▶ _Source excerpt_:
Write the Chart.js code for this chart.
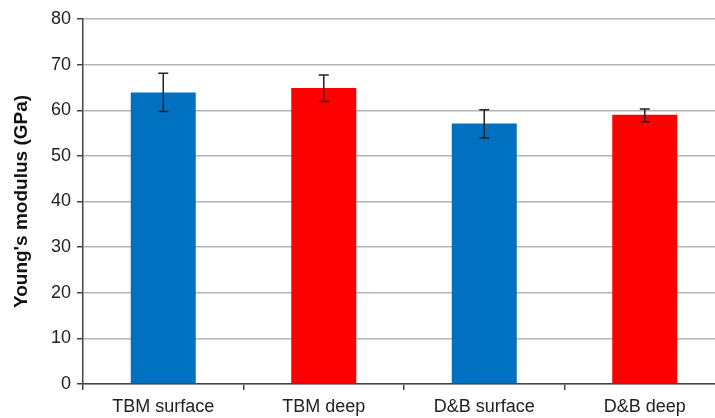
<!DOCTYPE html>
<html>
<head>
<meta charset="utf-8">
<script src="https://cdn.jsdelivr.net/npm/chart.js@4/dist/chart.umd.min.js"></script>
<style>
html,body{margin:0;padding:0;background:#fff;overflow:hidden;}
#wrap{width:730px;height:418px;}
</style>
</head>
<body>
<div id="wrap"><canvas id="c" width="730" height="418"></canvas></div>
<script>
const categories = ["TBM surface", "TBM deep", "D&B surface", "D&B deep"];
const modulus = [63.9, 64.9, 57.1, 59.0];
const errorLow = [59.7, 61.9, 53.9, 57.5];
const errorHigh = [68.1, 67.7, 60.1, 60.3];
const barColors = ["#0070c0", "#ff0000", "#0070c0", "#ff0000"];
const yTicks = [0, 10, 20, 30, 40, 50, 60, 70, 80];

const errorBarPlugin = {
  id: 'errorBars',
  afterDatasetsDraw(chart) {
    const ctx = chart.ctx;
    const meta = chart.getDatasetMeta(0);
    const y = chart.scales.y;
    ctx.save();
    ctx.strokeStyle = '#222';
    ctx.lineWidth = 1.5;
    meta.data.forEach((bar, i) => {
      const x = bar.x;
      const yt = y.getPixelForValue(errorHigh[i]);
      const yb = y.getPixelForValue(errorLow[i]);
      ctx.beginPath();
      ctx.moveTo(x, yt); ctx.lineTo(x, yb);
      ctx.moveTo(x - 5, yt); ctx.lineTo(x + 5, yt);
      ctx.moveTo(x - 5, yb); ctx.lineTo(x + 5, yb);
      ctx.stroke();
    });
    ctx.restore();
  }
};

new Chart(document.getElementById('c'), {
  type: 'bar',
  data: {
    labels: categories,
    datasets: [{
      data: modulus,
      backgroundColor: barColors,
      borderWidth: 0,
      barPercentage: 0.405,
      categoryPercentage: 1.0
    }]
  },
  options: {
    responsive: false,
    animation: false,
    devicePixelRatio: 1,
    layout: { padding: { top: 19, right: 5, left: 0, bottom: 0 } },
    plugins: { legend: { display: false }, tooltip: { enabled: false } },
    scales: {
      x: {
        offset: true,
        grid: { display: true, drawOnChartArea: false, drawTicks: true, tickLength: 6, color: '#444', lineWidth: 1.5, offset: true },
        border: { display: true, color: '#444', width: 1.5 },
        ticks: { color: '#222', font: { family: 'Liberation Sans', size: 18 }, padding: 6, maxRotation: 0 },
        afterFit(scale) { scale.height = 34; }
      },
      y: {
        min: 0, max: 80,
        afterBuildTicks(scale) { scale.ticks = yTicks.map(v => ({ value: v })); },
        grid: { color: '#b4b4b4', lineWidth: 1.5, drawTicks: true, tickLength: 6, tickColor: '#444' },
        border: { display: true, color: '#444', width: 1.5 },
        ticks: { color: '#222', font: { family: 'Liberation Sans', size: 18 }, padding: 6 },
        title: { display: true, text: "Young's modulus (GPa)", color: '#111', font: { family: 'Liberation Sans', size: 19, weight: 'bold' }, padding: { top: 10, bottom: 4 } },
        afterFit(scale) { scale.width = 83; }
      }
    }
  },
  plugins: [errorBarPlugin]
});
</script>
</body>
</html>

▶ _Stated problem_:
Starting at the first line of the material, output exactly the lines up to and including the one with "60, 70, 80];". Do not include the pictures.

▶ _Worked answer_:
Write the Chart.js code for this chart.
<!DOCTYPE html>
<html>
<head>
<meta charset="utf-8">
<script src="https://cdn.jsdelivr.net/npm/chart.js@4/dist/chart.umd.min.js"></script>
<style>
html,body{margin:0;padding:0;background:#fff;overflow:hidden;}
#wrap{width:730px;height:418px;}
</style>
</head>
<body>
<div id="wrap"><canvas id="c" width="730" height="418"></canvas></div>
<script>
const categories = ["TBM surface", "TBM deep", "D&B surface", "D&B deep"];
const modulus = [63.9, 64.9, 57.1, 59.0];
const errorLow = [59.7, 61.9, 53.9, 57.5];
const errorHigh = [68.1, 67.7, 60.1, 60.3];
const barColors = ["#0070c0", "#ff0000", "#0070c0", "#ff0000"];
const yTicks = [0, 10, 20, 30, 40, 50, 60, 70, 80];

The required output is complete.